### DIRECTION
Produce an exact copy of the lines below that run from the line containing "Write a Python" to the line containing "ax.set_xticklabels(categories)", inclusive; any picture is omitted.

### INPUT MATERIAL
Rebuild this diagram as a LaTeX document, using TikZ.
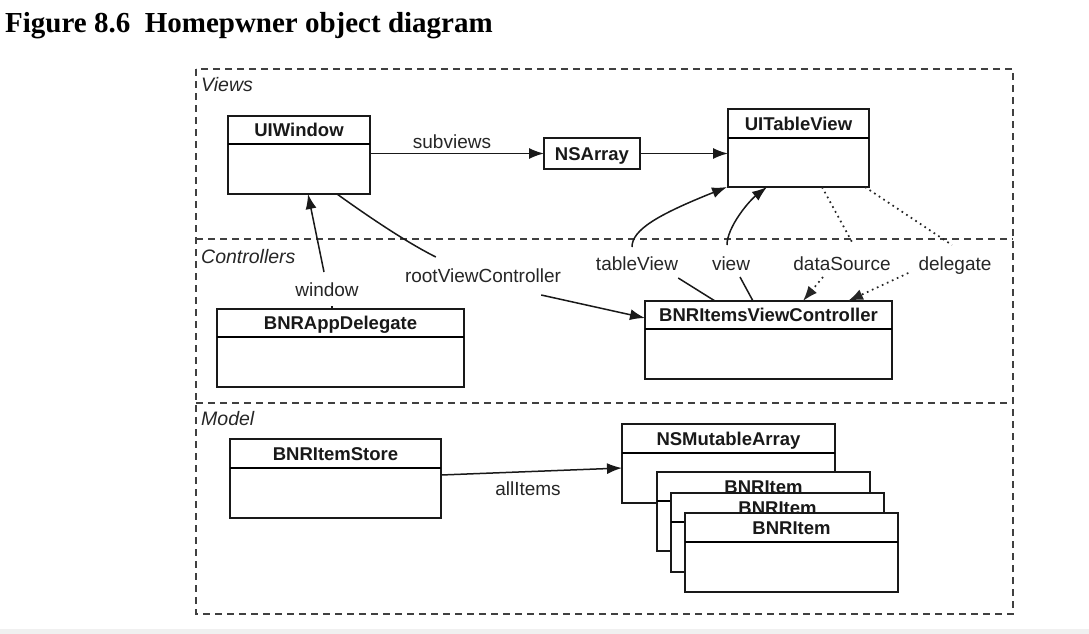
\documentclass[tikz,border=0pt]{standalone}
\usepackage{fontspec}
\setmainfont{Liberation Serif}
\newfontfamily\lsans{Liberation Sans}
\usetikzlibrary{arrows.meta,calc}
\newcommand{\umlbox}[7]{%
  \node[clsbox, minimum width={#5-#3}, minimum height={#6-#4}] (#1) at ({(#3+#5)/2},{(#4+#6)/2}) {};
  \draw[line width=1.6pt] (#3,#7) -- (#5,#7);
  \node[clsname] (#1-t) at ({(#3+#5)/2},{(#4+#7)/2}) {#2};}
\begin{document}
\begin{tikzpicture}[x=1pt,y=-1pt,
  frame/.style={draw=black!75, line width=1.7pt, dash pattern=on 7pt off 5pt},
  clsbox/.style={draw=black!90, line width=1.7pt, fill=white, inner sep=0pt, outer sep=0pt},
  clsname/.style={font=\lsans\bfseries\fontsize{18.5}{20}\selectfont, inner sep=0pt, text height=13.3pt, text depth=0pt, text=black!90},
  lbl/.style={font=\lsans\fontsize{19}{21}\selectfont, inner sep=0pt, text height=13.6pt, text depth=0pt, text=black!85},
  sect/.style={font=\lsans\itshape\fontsize{19.5}{21}\selectfont, inner sep=0pt, anchor=west, text height=13.6pt, text depth=0pt, text=black!85},
  conn/.style={line width=1.5pt, draw=black!90},
  arr/.style={conn, -{Latex[length=15pt,width=11pt]}},
  dotl/.style={line width=1.7pt, draw=black!85, dash pattern=on 1.7pt off 3.8pt},
  dotarr/.style={dotl, -{Latex[length=15pt,width=11pt]}}
]
\useasboundingbox (0,0) rectangle (1089,634);
\fill[white] (0,0) rectangle (1089,634);
\fill[black!6] (0,629) rectangle (1089,634);

% title
\node[anchor=base west, font=\bfseries\fontsize{29}{32}\selectfont, inner sep=0pt] (title) at (5,33) {Figure 8.6\hspace{0.5em}Homepwner object diagram};

% frames
\draw[frame] (196,69) rectangle (1013,614);
\draw[frame] (196,239) -- (1013,239);
\draw[frame] (196,403) -- (1013,403);
\node[sect] (sViews) at (201,85) {Views};
\node[sect] (sCtrl) at (201,257) {Controllers};
\node[sect] (sModel) at (201,419) {Model};

% classes
\umlbox{uiwin}{UIWindow}{228}{116}{370}{194}{144}
\node[clsbox, minimum width=96, minimum height=31] (nsarr) at (592,153.5) {};
\node[clsname] (nsarr-t) at (592,153.5) {NSArray};
\umlbox{uitv}{UITableView}{728}{109}{869}{187}{138}
\umlbox{ivc}{BNRItemsViewController}{645}{301}{892}{379}{329}
\umlbox{appdel}{BNRAppDelegate}{217}{309}{464}{387}{337}
\umlbox{store}{BNRItemStore}{230}{439}{441}{518}{468}
\umlbox{nsma}{NSMutableArray}{622}{424}{835}{503}{453}
\umlbox{item1}{BNRItem}{657}{472}{870}{551}{501}
\umlbox{item2}{BNRItem}{671}{493}{884}{572}{522}
\umlbox{item3}{BNRItem}{685}{513}{898}{592}{542}

% labels
\node[lbl] (lSub) at (452,142) {subviews};
\node[lbl] (lWin) at (327,290) {window};
\node[lbl] (lRoot) at (483,276) {rootViewController};
\node[lbl] (lTV) at (637,264) {tableView};
\node[lbl] (lView) at (731,264) {view};
\node[lbl] (lDS) at (842,264) {dataSource};
\node[lbl] (lDel) at (955,264) {delegate};
\node[lbl] (lAll) at (528,489) {allItems};

% connectors
\draw[arr] (uiwin.east |- nsarr.west) -- (nsarr.west);
\draw[arr] (nsarr.east) -- (uitv.west |- nsarr.east);

\draw[arr] ($(lWin.north)+(-3,-11)$) -- ($(uiwin.south)+(9,0)$);
\draw[conn] ($(lWin.south)+(5,9)$) -- ($(appdel.north)+(-8.5,0)$);

\draw[conn] ($(uiwin.south)+(38,0)$) .. controls +(25,18) and +(-32,-16) .. ($(lRoot.north west)+(31,-12)$);
\draw[arr] ($(lRoot.south east)+(-20,12)$) -- ($(ivc.north west)+(0,17)$);

\draw[arr] ($(lTV.north)+(-5,-10)$) .. controls +(0,-17) and +(-70,28) .. ($(uitv.south west)+(-1,0)$);
\draw[conn] ($(lTV.south east)+(0,7)$) -- ($(ivc.north west)+(70,0)$);

\draw[arr] ($(lView.north)+(-4,-12)$) .. controls +(0,-18) and +(-18,14) .. ($(uitv.south west)+(39,0)$);
\draw[conn] ($(lView.south)+(9,6)$) -- ($(ivc.north west)+(108,0)$);

\draw[dotl] ($(uitv.south west)+(94,0)$) -- ($(lDS.north)+(10,-15)$);
\draw[dotarr] ($(lDS.south)+(-19,6)$) -- ($(ivc.north west)+(158,0)$);

\draw[dotl] ($(uitv.south west)+(137,0)$) -- ($(lDel.north)+(-3,-12)$);
\draw[dotarr] ($(lDel.south west)+(-10,2)$) -- ($(ivc.north west)+(203,0)$);

\draw[arr] ($(store.east)+(0,-3.5)$) -- ($(nsma.west)+(0,4.5)$);
\end{tikzpicture}
\end{document}
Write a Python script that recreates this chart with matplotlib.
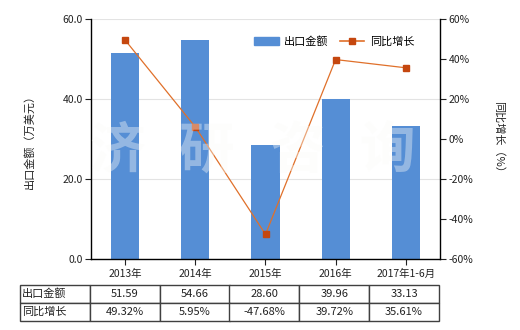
import numpy as np
import matplotlib.pyplot as plt
from matplotlib.patches import Patch
from matplotlib.lines import Line2D

plt.rcParams['font.family'] = ['Noto Sans CJK SC', 'DejaVu Sans']

categories = ['2013年', '2014年', '2015年', '2016年', '2017年1-6月']
export_value = [51.59, 54.66, 28.60, 39.96, 33.13]
growth = [49.32, 5.95, -47.68, 39.72, 35.61]
value_labels = ['51.59', '54.66', '28.60', '39.96', '33.13']
growth_labels = ['49.32%', '5.95%', '-47.68%', '39.72%', '35.61%']

bar_color = '#558ed5'
line_color = '#e0702a'
marker_color = '#c5470f'
text_color = '#222222'

W, H = 520, 330
fig = plt.figure(figsize=(W / 100, H / 100), dpi=100)
ax = fig.add_axes([91 / W, (H - 259) / H, 349 / W, 240 / H])
ax2 = ax.twinx()

x = np.arange(len(categories))
ax.bar(x, export_value, width=0.4, color=bar_color, zorder=2)
ax.set_xlim(-0.49, 4.49)
ax.set_ylim(0, 60)
ax.set_yticks([0, 20, 40, 60])
ax.set_yticklabels(['%.1f' % v for v in [0, 20, 40, 60]])
ax.grid(axis='y', color='#e3e3e3', linewidth=0.8, zorder=0)
ax.set_axisbelow(True)
ax.set_xticks(x)
ax.set_xticklabels(categories)

ax2.plot(x, growth, color=line_color, linewidth=0.9, marker='s', markersize=4,
         markerfacecolor=marker_color, markeredgecolor=marker_color, zorder=3)
ax2.set_ylim(-60, 60)
ax2.set_yticks(np.arange(-60, 61, 20))
ax2.set_yticklabels(['%d%%' % v for v in np.arange(-60, 61, 20)])

for a in (ax, ax2):
    a.tick_params(labelsize=7.5, colors=text_color, length=4, width=0.8, pad=2)
    a.spines['top'].set_visible(False)
ax.spines['right'].set_visible(False)
ax2.spines['left'].set_visible(False)
ax2.spines['bottom'].set_visible(False)
ax.spines['left'].set_linewidth(1)
ax2.spines['right'].set_linewidth(1)
ax.spines['bottom'].set_linewidth(1)
ax.tick_params(axis='x', pad=3)

ax.set_ylabel('出口金额（万美元）', fontsize=8, color=text_color, labelpad=20)
ax2.set_ylabel('同比增长（%）', fontsize=8, color=text_color, rotation=270, labelpad=22)

# watermark
for i, ch in enumerate('济研咨询'):
    fig.text((117 + i * 90) / W, (H - 152) / H, ch, fontsize=40, fontweight='bold',
             color='#fbfbf8', alpha=0.38, ha='center', va='center', zorder=10)

# legend
handles = [Patch(color=bar_color),
           Line2D([0], [0], color=line_color, marker='s', markersize=4,
                  markerfacecolor=marker_color, markeredgecolor=marker_color, linewidth=1.2)]
ax2.legend(handles, ['出口金额', '同比增长'], loc='upper right', bbox_to_anchor=(0.955, 0.97),
           ncol=2, frameon=False, fontsize=8, handlelength=2.2, columnspacing=1.0,
           handletextpad=0.5)

# data table
cell_text = [['出口金额'] + value_labels, ['同比增长'] + growth_labels]
tab = ax.table(cellText=cell_text, bbox=[(20 - 91) / 349, (259 - 321) / 240, 419 / 349, 36 / 240],
               cellLoc='center')
tab.auto_set_font_size(False)
tab.set_fontsize(8)
for (r, c), cell in tab.get_celld().items():
    cell.set_edgecolor('#404040')
    cell.set_linewidth(1)
    cell.get_text().set_color(text_color)
    if c == 0:
        cell.get_text().set_ha('left')
        cell._loc = 'left'
        cell.PAD = 0.03

fig.savefig('out.png', dpi=100)
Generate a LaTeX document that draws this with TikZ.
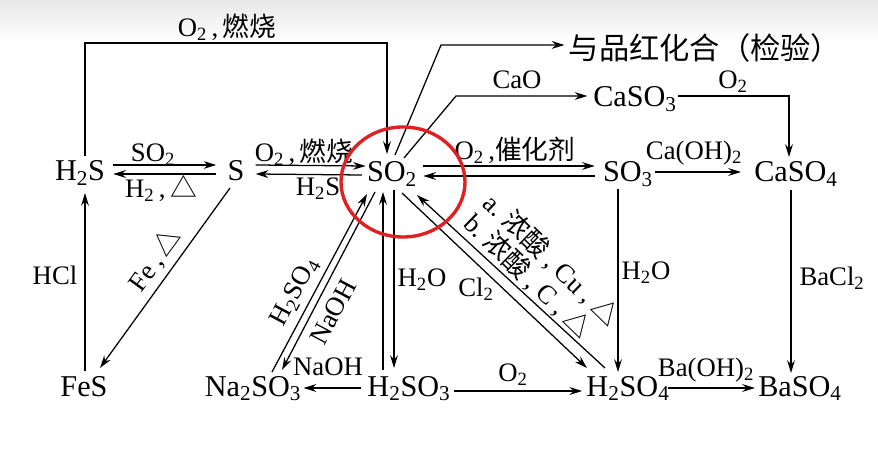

### SOLUTION TO THIS TASK
Write a Python script that recreates this chart with matplotlib.
import numpy as np
import matplotlib.pyplot as plt
from matplotlib.patches import Patch
from matplotlib.lines import Line2D

plt.rcParams['font.family'] = ['Noto Sans CJK SC', 'DejaVu Sans']

categories = ['2013年', '2014年', '2015年', '2016年', '2017年1-6月']
export_value = [51.59, 54.66, 28.60, 39.96, 33.13]
growth = [49.32, 5.95, -47.68, 39.72, 35.61]
value_labels = ['51.59', '54.66', '28.60', '39.96', '33.13']
growth_labels = ['49.32%', '5.95%', '-47.68%', '39.72%', '35.61%']

bar_color = '#558ed5'
line_color = '#e0702a'
marker_color = '#c5470f'
text_color = '#222222'

W, H = 520, 330
fig = plt.figure(figsize=(W / 100, H / 100), dpi=100)
ax = fig.add_axes([91 / W, (H - 259) / H, 349 / W, 240 / H])
ax2 = ax.twinx()

x = np.arange(len(categories))
ax.bar(x, export_value, width=0.4, color=bar_color, zorder=2)
ax.set_xlim(-0.49, 4.49)
ax.set_ylim(0, 60)
ax.set_yticks([0, 20, 40, 60])
ax.set_yticklabels(['%.1f' % v for v in [0, 20, 40, 60]])
ax.grid(axis='y', color='#e3e3e3', linewidth=0.8, zorder=0)
ax.set_axisbelow(True)
ax.set_xticks(x)
ax.set_xticklabels(categories)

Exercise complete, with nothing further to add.